[sempre de acordo com a antiga ortografia]

sexta-feira, 24 de abril de 2009



Confusões (in)convenientes

A manipulação das estatísticas é uma atitude com a qual não podem pactuar as pessoas que, de boamente, tentam compreender os fenómenos sociais, políticos e económicos que marcam e enquadram os nossos viveres. Como seria de esperar e se tornou evidente, a crise em que estamos mergulhados tem fornecido, aos políticos de todos os quadrantes, campo fértil à distorção de índices, marcadores, percentagens, sintomas ou sinais.

A prática que maior escândalo me suscita é a que se relaciona com a grosseria de comparar a situação deste pobre e desgraçado país que, há décadas, vive acima das suas possibilidades, incapaz de gerar a riqueza de que carece para bastar às suas necessidades, com a de países europeus cujos índices económicos, sociais, culturais, em termos globais e específicos, é nitidamente mais favorável.

Neste contexto, o Governo tem usado e abusado de tão abominável recurso, ofendendo sistematicamente a inteligência dos cidadãos. A primeira conclusão a retirar de prática tão lamentável é a de que não lhe convém assumir a sua quota parte de governação inábil, geradora da crise nacional e endógena, sem qualquer hipótese de confusão com a que se abateu pelo mundo fora, na sequência dos desmandos neoliberais, a galope e sem o freio da supervisão que era suposto ter funcionado nas diversas instâncias nacionais e internacionais.

Baralhar e confundir são verbos que, descaradamente, se conjugam cada dia que passa, em todos os meios de comunicação social que procuram os governantes, ávidos da colheita das suas doutas opiniões. Inevitavelmente, o próprio Primeiro Ministro, não tem poupado os cidadãos à confusão de números, numa altura em que, quotidianamente, a OCDE, o FMI, o BCE vão despejando previsões cada vez mais catastrofistas.

Há dois ou três dias, depois de o Banco de Portugal, ter anunciado uma perda de rendimento de 3,5%, o Fundo Monetário Internacional agravou as perspectivas e, pronunciando-se acerca da situação em vários países europeus, prevê uma recessão mais gravosa, não só em Portugal mas também, por exemplo, na Alemanha. Logo, sistemática e repetidamente, o PM português se desdobra em declarações, sugerindo ou dando a entender que a Alemanha está pior que Portugal.

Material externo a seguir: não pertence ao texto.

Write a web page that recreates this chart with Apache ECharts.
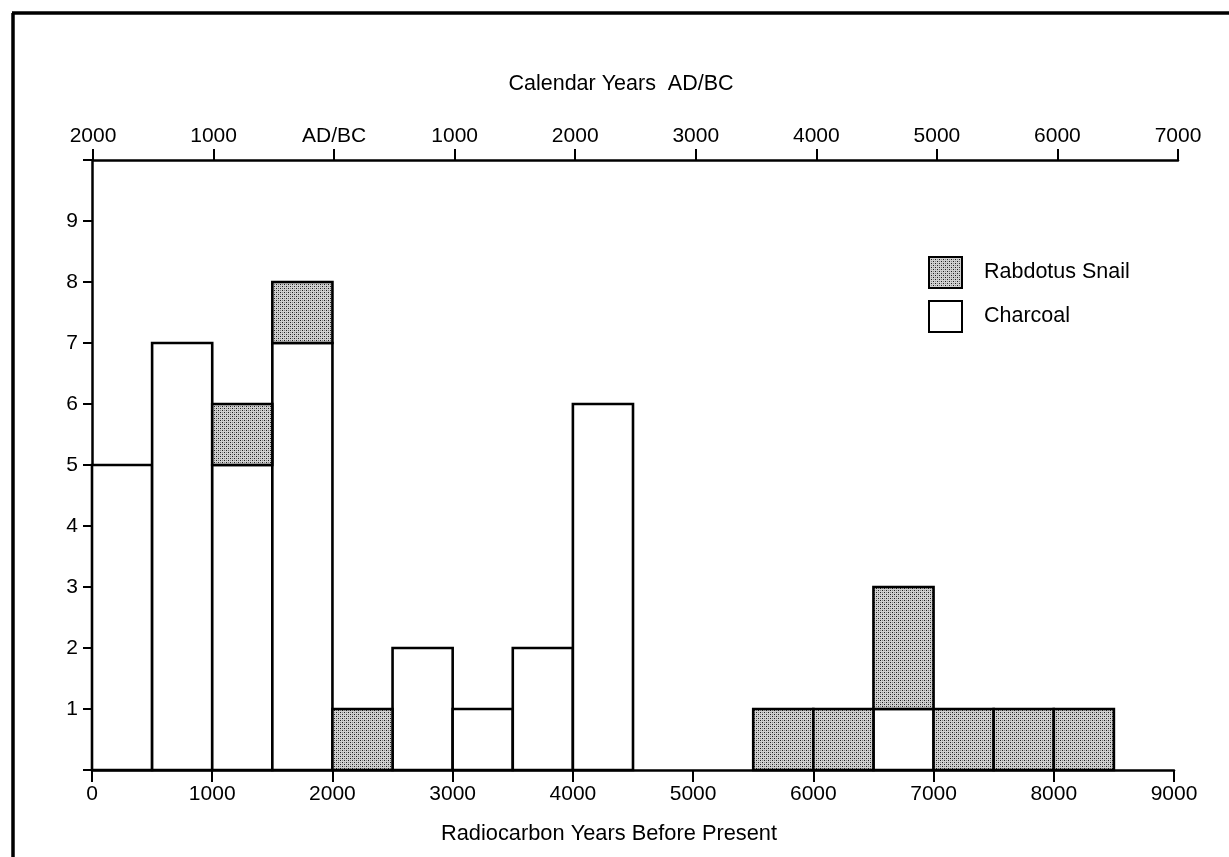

É coisa que possa fazer-se? É coisa que possa abordar-se sem ter em consideração a relatividade de contextos tão diferentes, infelizmente tão mais negativos em Portugal? A verdade é que, grosseira e enganadoramente o faz quem deveria abster-se desta enormidade. É como comparar, ainda por exemplo, a pobreza nos dois países, como se os desgraçados dos nossos dois milhões de pobres tivessem as mesmas oportunidades que os pobres alemães e mesmo dos pobres que, não sendo alemães, vivem na Alemanha.

Perdeu a noção do decoro. Aliás, tudo isto se articula com a maneira preocupante como o chefe do executivo vem dando indícios de descontrolo pessoal, em resultado da pressão a que tem estado sujeito, cujos sintomas foram demasiado evidentes, durante a sua última entrevista à RTP1, em especial, relativamente ao modo como lida com a crítica em geral e com a dos jornalistas em particular.

1 comentário:

F. Torres disse...

Tomara que a nossa crise fosse igual à maioria dos países europeus da União. Como não é escusa o governo de julgar que nos toma por tolinhos. Noutro dia num debate televisivo o sociólogo Vilaverde Cabral dizia que podemos não ser economistas mas não somos parvos. Na realidade o governo tem-nos tratado abaixo de cão e nós temos deixado.
Está na hora de poder dizer ao se PS que deve preparar-se para eleições muito duras em que não vão ter felizmente maioria absoluta. A esquerda vai ganhar e se o PS quiser podia haver uma grande oportunidade para dar uma volta séria na política portuguesa. Mas o PS está muito agarrado ao poder e com muitos compromissos que não deixam fazer o que o povo precisa.